* **Data provided**:

....

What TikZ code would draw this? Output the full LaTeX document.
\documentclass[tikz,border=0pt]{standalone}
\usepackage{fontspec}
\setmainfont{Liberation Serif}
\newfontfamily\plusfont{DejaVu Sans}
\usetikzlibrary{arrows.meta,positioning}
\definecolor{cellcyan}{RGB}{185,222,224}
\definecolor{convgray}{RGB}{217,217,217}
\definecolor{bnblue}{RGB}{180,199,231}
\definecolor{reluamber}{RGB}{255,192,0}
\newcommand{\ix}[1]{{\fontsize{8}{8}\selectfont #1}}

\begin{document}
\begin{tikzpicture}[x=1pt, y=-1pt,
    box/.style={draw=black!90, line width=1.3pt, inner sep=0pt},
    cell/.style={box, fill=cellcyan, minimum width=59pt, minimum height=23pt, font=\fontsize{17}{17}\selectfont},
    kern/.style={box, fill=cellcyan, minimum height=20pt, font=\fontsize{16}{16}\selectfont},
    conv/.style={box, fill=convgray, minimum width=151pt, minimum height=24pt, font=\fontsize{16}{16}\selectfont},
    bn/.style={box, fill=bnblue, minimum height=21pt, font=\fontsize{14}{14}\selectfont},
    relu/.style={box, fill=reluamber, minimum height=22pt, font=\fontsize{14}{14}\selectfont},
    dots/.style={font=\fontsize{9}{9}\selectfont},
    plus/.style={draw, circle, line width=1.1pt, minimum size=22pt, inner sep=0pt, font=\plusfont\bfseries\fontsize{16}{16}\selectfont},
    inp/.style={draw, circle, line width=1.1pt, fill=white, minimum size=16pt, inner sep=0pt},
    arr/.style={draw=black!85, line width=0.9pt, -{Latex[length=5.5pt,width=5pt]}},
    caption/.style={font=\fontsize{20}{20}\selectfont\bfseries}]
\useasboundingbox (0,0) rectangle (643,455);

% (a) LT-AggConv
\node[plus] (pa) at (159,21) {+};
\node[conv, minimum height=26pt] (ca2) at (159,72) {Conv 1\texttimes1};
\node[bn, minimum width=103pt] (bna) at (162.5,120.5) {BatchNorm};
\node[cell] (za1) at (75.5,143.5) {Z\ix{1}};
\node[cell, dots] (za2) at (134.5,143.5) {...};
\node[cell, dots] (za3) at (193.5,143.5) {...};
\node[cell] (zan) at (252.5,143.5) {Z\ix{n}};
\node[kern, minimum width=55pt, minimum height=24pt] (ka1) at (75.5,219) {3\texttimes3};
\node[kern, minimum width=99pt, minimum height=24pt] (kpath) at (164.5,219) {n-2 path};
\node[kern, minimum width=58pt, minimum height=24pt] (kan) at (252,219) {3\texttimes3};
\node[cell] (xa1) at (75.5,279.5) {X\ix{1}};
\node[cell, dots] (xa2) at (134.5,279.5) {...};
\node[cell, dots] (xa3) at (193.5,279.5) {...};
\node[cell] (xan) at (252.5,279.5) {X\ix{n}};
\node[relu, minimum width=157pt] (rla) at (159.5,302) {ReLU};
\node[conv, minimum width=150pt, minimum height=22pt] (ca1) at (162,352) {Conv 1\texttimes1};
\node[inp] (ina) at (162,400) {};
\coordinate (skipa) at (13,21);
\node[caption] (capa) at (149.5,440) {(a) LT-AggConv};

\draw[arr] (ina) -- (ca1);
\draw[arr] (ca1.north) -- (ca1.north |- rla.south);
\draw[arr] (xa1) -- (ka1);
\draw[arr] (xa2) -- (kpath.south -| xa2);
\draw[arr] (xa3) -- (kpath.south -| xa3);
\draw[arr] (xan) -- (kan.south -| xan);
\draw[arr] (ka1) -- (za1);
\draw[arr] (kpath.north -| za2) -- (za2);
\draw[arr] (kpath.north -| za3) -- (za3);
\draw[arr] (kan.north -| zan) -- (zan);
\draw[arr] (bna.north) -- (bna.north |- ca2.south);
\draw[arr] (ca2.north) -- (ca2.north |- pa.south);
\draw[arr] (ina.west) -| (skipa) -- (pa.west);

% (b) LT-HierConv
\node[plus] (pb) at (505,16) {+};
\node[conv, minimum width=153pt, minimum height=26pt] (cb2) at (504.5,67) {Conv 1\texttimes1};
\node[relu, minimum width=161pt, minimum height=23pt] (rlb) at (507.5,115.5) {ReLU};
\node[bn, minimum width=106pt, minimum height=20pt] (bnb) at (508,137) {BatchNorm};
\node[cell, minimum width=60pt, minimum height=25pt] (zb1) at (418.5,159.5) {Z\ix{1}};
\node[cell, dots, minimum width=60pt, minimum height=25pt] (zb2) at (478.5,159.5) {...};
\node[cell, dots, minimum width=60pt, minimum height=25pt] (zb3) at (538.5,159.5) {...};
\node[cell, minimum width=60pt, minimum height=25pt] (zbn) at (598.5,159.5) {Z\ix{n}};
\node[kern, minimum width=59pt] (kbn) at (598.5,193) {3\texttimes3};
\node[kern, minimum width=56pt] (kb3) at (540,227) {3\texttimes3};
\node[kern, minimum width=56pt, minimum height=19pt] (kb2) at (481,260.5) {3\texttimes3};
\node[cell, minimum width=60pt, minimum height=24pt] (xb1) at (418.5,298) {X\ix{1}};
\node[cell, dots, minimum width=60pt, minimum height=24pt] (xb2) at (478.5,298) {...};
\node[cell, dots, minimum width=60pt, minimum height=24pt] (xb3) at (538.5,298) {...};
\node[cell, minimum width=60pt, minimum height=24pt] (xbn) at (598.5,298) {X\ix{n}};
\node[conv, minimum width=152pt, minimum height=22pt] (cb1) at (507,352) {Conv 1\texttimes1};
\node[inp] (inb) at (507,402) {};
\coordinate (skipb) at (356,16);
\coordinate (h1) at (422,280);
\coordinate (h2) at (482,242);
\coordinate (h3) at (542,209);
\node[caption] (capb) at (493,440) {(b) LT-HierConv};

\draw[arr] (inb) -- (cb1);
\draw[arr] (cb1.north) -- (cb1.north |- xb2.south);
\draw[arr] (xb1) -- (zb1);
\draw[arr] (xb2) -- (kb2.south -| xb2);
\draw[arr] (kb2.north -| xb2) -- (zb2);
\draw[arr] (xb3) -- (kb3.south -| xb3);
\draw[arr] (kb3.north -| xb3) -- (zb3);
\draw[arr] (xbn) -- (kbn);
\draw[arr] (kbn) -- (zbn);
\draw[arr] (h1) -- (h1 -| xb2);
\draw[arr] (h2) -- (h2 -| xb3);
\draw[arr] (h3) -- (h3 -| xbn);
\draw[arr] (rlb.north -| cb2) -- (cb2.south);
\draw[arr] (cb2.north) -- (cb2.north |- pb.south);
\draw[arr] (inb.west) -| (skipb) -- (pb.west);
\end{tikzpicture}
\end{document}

....

* **Exercise task**: Copy out the whole listing, exactly as written.

* **Task answer**:
What TikZ code would draw this? Output the full LaTeX document.
\documentclass[tikz,border=0pt]{standalone}
\usepackage{fontspec}
\setmainfont{Liberation Serif}
\newfontfamily\plusfont{DejaVu Sans}
\usetikzlibrary{arrows.meta,positioning}
\definecolor{cellcyan}{RGB}{185,222,224}
\definecolor{convgray}{RGB}{217,217,217}
\definecolor{bnblue}{RGB}{180,199,231}
\definecolor{reluamber}{RGB}{255,192,0}
\newcommand{\ix}[1]{{\fontsize{8}{8}\selectfont #1}}

\begin{document}
\begin{tikzpicture}[x=1pt, y=-1pt,
    box/.style={draw=black!90, line width=1.3pt, inner sep=0pt},
    cell/.style={box, fill=cellcyan, minimum width=59pt, minimum height=23pt, font=\fontsize{17}{17}\selectfont},
    kern/.style={box, fill=cellcyan, minimum height=20pt, font=\fontsize{16}{16}\selectfont},
    conv/.style={box, fill=convgray, minimum width=151pt, minimum height=24pt, font=\fontsize{16}{16}\selectfont},
    bn/.style={box, fill=bnblue, minimum height=21pt, font=\fontsize{14}{14}\selectfont},
    relu/.style={box, fill=reluamber, minimum height=22pt, font=\fontsize{14}{14}\selectfont},
    dots/.style={font=\fontsize{9}{9}\selectfont},
    plus/.style={draw, circle, line width=1.1pt, minimum size=22pt, inner sep=0pt, font=\plusfont\bfseries\fontsize{16}{16}\selectfont},
    inp/.style={draw, circle, line width=1.1pt, fill=white, minimum size=16pt, inner sep=0pt},
    arr/.style={draw=black!85, line width=0.9pt, -{Latex[length=5.5pt,width=5pt]}},
    caption/.style={font=\fontsize{20}{20}\selectfont\bfseries}]
\useasboundingbox (0,0) rectangle (643,455);

% (a) LT-AggConv
\node[plus] (pa) at (159,21) {+};
\node[conv, minimum height=26pt] (ca2) at (159,72) {Conv 1\texttimes1};
\node[bn, minimum width=103pt] (bna) at (162.5,120.5) {BatchNorm};
\node[cell] (za1) at (75.5,143.5) {Z\ix{1}};
\node[cell, dots] (za2) at (134.5,143.5) {...};
\node[cell, dots] (za3) at (193.5,143.5) {...};
\node[cell] (zan) at (252.5,143.5) {Z\ix{n}};
\node[kern, minimum width=55pt, minimum height=24pt] (ka1) at (75.5,219) {3\texttimes3};
\node[kern, minimum width=99pt, minimum height=24pt] (kpath) at (164.5,219) {n-2 path};
\node[kern, minimum width=58pt, minimum height=24pt] (kan) at (252,219) {3\texttimes3};
\node[cell] (xa1) at (75.5,279.5) {X\ix{1}};
\node[cell, dots] (xa2) at (134.5,279.5) {...};
\node[cell, dots] (xa3) at (193.5,279.5) {...};
\node[cell] (xan) at (252.5,279.5) {X\ix{n}};
\node[relu, minimum width=157pt] (rla) at (159.5,302) {ReLU};
\node[conv, minimum width=150pt, minimum height=22pt] (ca1) at (162,352) {Conv 1\texttimes1};
\node[inp] (ina) at (162,400) {};
\coordinate (skipa) at (13,21);
\node[caption] (capa) at (149.5,440) {(a) LT-AggConv};

\draw[arr] (ina) -- (ca1);
\draw[arr] (ca1.north) -- (ca1.north |- rla.south);
\draw[arr] (xa1) -- (ka1);
\draw[arr] (xa2) -- (kpath.south -| xa2);
\draw[arr] (xa3) -- (kpath.south -| xa3);
\draw[arr] (xan) -- (kan.south -| xan);
\draw[arr] (ka1) -- (za1);
\draw[arr] (kpath.north -| za2) -- (za2);
\draw[arr] (kpath.north -| za3) -- (za3);
\draw[arr] (kan.north -| zan) -- (zan);
\draw[arr] (bna.north) -- (bna.north |- ca2.south);
\draw[arr] (ca2.north) -- (ca2.north |- pa.south);
\draw[arr] (ina.west) -| (skipa) -- (pa.west);

% (b) LT-HierConv
\node[plus] (pb) at (505,16) {+};
\node[conv, minimum width=153pt, minimum height=26pt] (cb2) at (504.5,67) {Conv 1\texttimes1};
\node[relu, minimum width=161pt, minimum height=23pt] (rlb) at (507.5,115.5) {ReLU};
\node[bn, minimum width=106pt, minimum height=20pt] (bnb) at (508,137) {BatchNorm};
\node[cell, minimum width=60pt, minimum height=25pt] (zb1) at (418.5,159.5) {Z\ix{1}};
\node[cell, dots, minimum width=60pt, minimum height=25pt] (zb2) at (478.5,159.5) {...};
\node[cell, dots, minimum width=60pt, minimum height=25pt] (zb3) at (538.5,159.5) {...};
\node[cell, minimum width=60pt, minimum height=25pt] (zbn) at (598.5,159.5) {Z\ix{n}};
\node[kern, minimum width=59pt] (kbn) at (598.5,193) {3\texttimes3};
\node[kern, minimum width=56pt] (kb3) at (540,227) {3\texttimes3};
\node[kern, minimum width=56pt, minimum height=19pt] (kb2) at (481,260.5) {3\texttimes3};
\node[cell, minimum width=60pt, minimum height=24pt] (xb1) at (418.5,298) {X\ix{1}};
\node[cell, dots, minimum width=60pt, minimum height=24pt] (xb2) at (478.5,298) {...};
\node[cell, dots, minimum width=60pt, minimum height=24pt] (xb3) at (538.5,298) {...};
\node[cell, minimum width=60pt, minimum height=24pt] (xbn) at (598.5,298) {X\ix{n}};
\node[conv, minimum width=152pt, minimum height=22pt] (cb1) at (507,352) {Conv 1\texttimes1};
\node[inp] (inb) at (507,402) {};
\coordinate (skipb) at (356,16);
\coordinate (h1) at (422,280);
\coordinate (h2) at (482,242);
\coordinate (h3) at (542,209);
\node[caption] (capb) at (493,440) {(b) LT-HierConv};

\draw[arr] (inb) -- (cb1);
\draw[arr] (cb1.north) -- (cb1.north |- xb2.south);
\draw[arr] (xb1) -- (zb1);
\draw[arr] (xb2) -- (kb2.south -| xb2);
\draw[arr] (kb2.north -| xb2) -- (zb2);
\draw[arr] (xb3) -- (kb3.south -| xb3);
\draw[arr] (kb3.north -| xb3) -- (zb3);
\draw[arr] (xbn) -- (kbn);
\draw[arr] (kbn) -- (zbn);
\draw[arr] (h1) -- (h1 -| xb2);
\draw[arr] (h2) -- (h2 -| xb3);
\draw[arr] (h3) -- (h3 -| xbn);
\draw[arr] (rlb.north -| cb2) -- (cb2.south);
\draw[arr] (cb2.north) -- (cb2.north |- pb.south);
\draw[arr] (inb.west) -| (skipb) -- (pb.west);
\end{tikzpicture}
\end{document}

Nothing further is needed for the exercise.